A pal has a selection of tiny black plastic boxes scattered around his sitting room. Under the TV itself is a bigger box that emits ‘bass’. This is supposed to be a ‘surround sound’ system. The ‘bass box’ thing produces a dreadful booming noise that is actually painful to hear.
My pal is one of those people who will not accept any level of criticism about anything. He maintains that this bass box is perfect. It very much is not, but there’s nothing to be done about it. Music from the TV is awful.
What makes his attitude all the more regrettable is that in his yoof he worked at Thames TV studios in the sound dept. Perhaps just trailing mic cables behind moving cameras.
That is fairly impressive.
Apropos the ability to recognise D5 (~600Hz: I looked it up, remembering that reference A is 440), I recall hearing someone describe frequencies in terms of what instruments typically made them. So a splash cymbal might be 2kHz, a kick drum 100Hz (those figures won’t be right).
A good sound engineer would know which frequencies to cut and which to boost, though I doubt with the accuracy of Golden Ears.
He got quite a reputation as a producer of H.M.
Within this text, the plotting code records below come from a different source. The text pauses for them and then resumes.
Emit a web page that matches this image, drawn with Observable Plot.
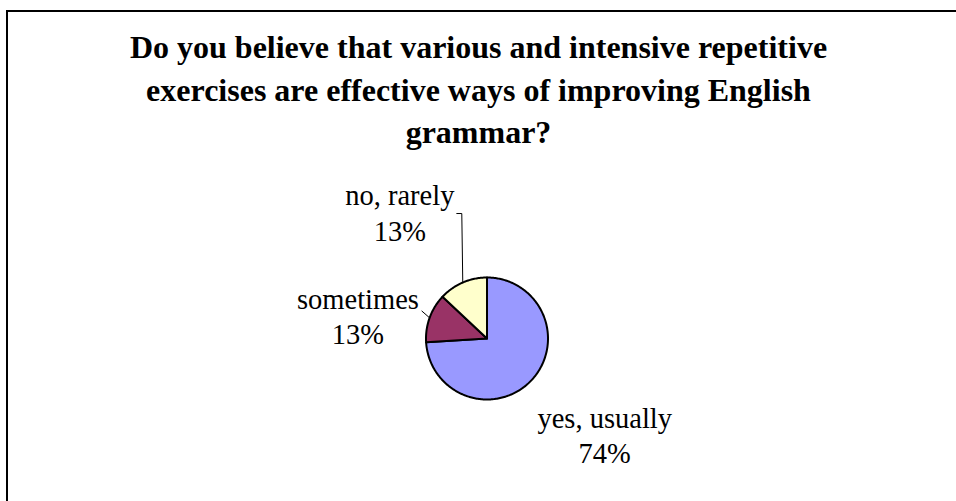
<!DOCTYPE html>
<html>
<head>
<meta charset="utf-8">
<script src="https://cdn.jsdelivr.net/npm/d3@7"></script>
<script src="https://cdn.jsdelivr.net/npm/@observablehq/plot@0.6"></script>
<style>
  html, body { margin: 0; padding: 0; background: #fff; overflow: hidden; }
  #wrap { position: relative; width: 956px; height: 501px; overflow: hidden; }
  #border { position: absolute; left: 6px; top: 10px; width: 1200px; height: 800px;
            border-top: 2px solid #000; border-left: 2px solid #000; pointer-events: none; }
  svg { display: block; }
</style>
</head>
<body>
<div id="wrap"><div id="chart"></div><div id="border"></div></div>
<script>
// ---- data ----
const titleLines = [
  "Do you believe that various and intensive repetitive",
  "exercises are effective ways of improving English",
  "grammar?"
];
const categories = ["yes, usually", "sometimes", "no, rarely"];
const values = [74, 13, 13];
const percentLabels = ["74%", "13%", "13%"];
const colors = ["#9999FF", "#993366", "#FFFFCC"];

// ---- layout (styling) ----
const W = 956, H = 501;
const CX = 486.5, CY = 338, R = 61;
const LABEL_DIST = 134;
const labelNudge = [[20, 4], [-3, 22], [-34, -4]];
// leader elbow offsets relative to label anchor (px); null = no leader
const leaderElbows = [null, [[64, -4]], [[57, 2], [62, 2]]];

// ---- build slices from data ----
const total = d3.sum(values);
let acc = 0;
const slices = categories.map((c, i) => {
  const a0 = acc / total * 2 * Math.PI;
  acc += values[i];
  const a1 = acc / total * 2 * Math.PI;
  return {cat: c, a0, a1, mid: (a0 + a1) / 2, value: values[i], pct: percentLabels[i]};
});
const polar = (a, r) => [Math.sin(a) * r, -Math.cos(a) * r];

const piePoints = [];
slices.forEach(s => {
  piePoints.push({cat: s.cat, x: 0, y: 0});
  const n = Math.max(2, Math.ceil((s.a1 - s.a0) / (Math.PI / 180)));
  for (let k = 0; k <= n; k++) {
    const a = s.a0 + (s.a1 - s.a0) * k / n;
    const [x, y] = polar(a, R);
    piePoints.push({cat: s.cat, x, y});
  }
  piePoints.push({cat: s.cat, x: 0, y: 0});
});

const labels = slices.map((s, i) => {
  const [x, y] = polar(s.mid, LABEL_DIST);
  return {cat: s.cat, text: s.cat + "\n" + s.pct, x: x + labelNudge[i][0], y: y + labelNudge[i][1]};
});

const leaders = [];
slices.forEach((s, i) => {
  if (!leaderElbows[i]) return;
  const [ex, ey] = polar(s.mid, R);
  const lab = labels[i];
  leaderElbows[i].forEach(([dx, dy]) => leaders.push({cat: s.cat, x: lab.x + dx, y: lab.y + dy}));
  leaders.push({cat: s.cat, x: ex, y: ey});
});

const serif = "'Liberation Serif', 'Times New Roman', Times, serif";

const chart = Plot.plot({
  width: W, height: H,
  margin: 0,
  x: {domain: [-CX, W - CX], range: [0, W], axis: null},
  y: {domain: [-CY, H - CY], range: [0, H], axis: null},
  color: {domain: categories, range: colors},
  style: {fontFamily: serif, background: "#fff"},
  marks: [
    Plot.line(piePoints, {x: "x", y: "y", z: "cat", fill: "cat", stroke: "#000", strokeWidth: 2,
      strokeLinejoin: "round", curve: "linear"}),
    Plot.line(leaders, {x: "x", y: "y", z: "cat", stroke: "#000", strokeWidth: 1, curve: "linear"}),
    Plot.text(labels, {x: "x", y: "y", text: "text", fontSize: 28.5, lineHeight: 1.25,
      textAnchor: "middle", lineAnchor: "middle", fill: "#000", fontFamily: serif}),
    Plot.text([titleLines.join("\n")], {frameAnchor: "top", dx: 0, dy: 28, text: d => d,
      fontSize: 32, fontWeight: "bold", lineHeight: 1.32, lineAnchor: "top",
      fill: "#000", fontFamily: serif})
  ]
});
document.getElementById("chart").appendChild(chart);
</script>
</body>
</html>
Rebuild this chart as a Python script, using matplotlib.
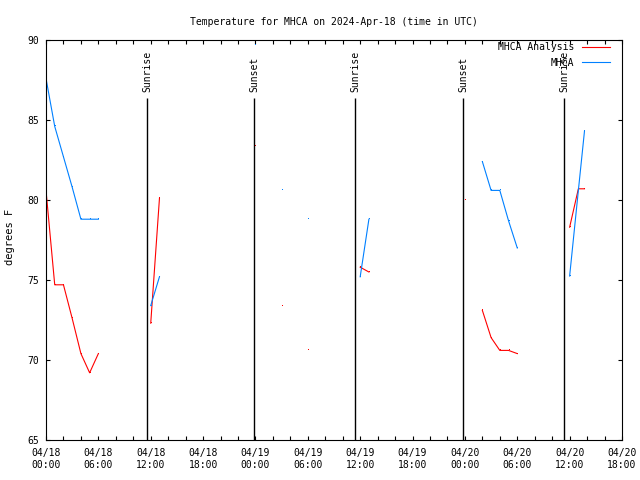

He engineered some of an album by Jade Warrior [jazz-fusion?], friends of mine, at Virgin’s Manor Studio in Oxon. He was asked to lug a 4x4 cab 100m out into the grounds, mike it up to record ambient sounds - there’s a particularly vivid blackbird alarm call on this section. He grumbled all the while, doing this.
As a result his name credit on the album was ‘typo’d’ from Nick to Mick or vice versa.
What
Jobs is renowned for his commitment to simplicity.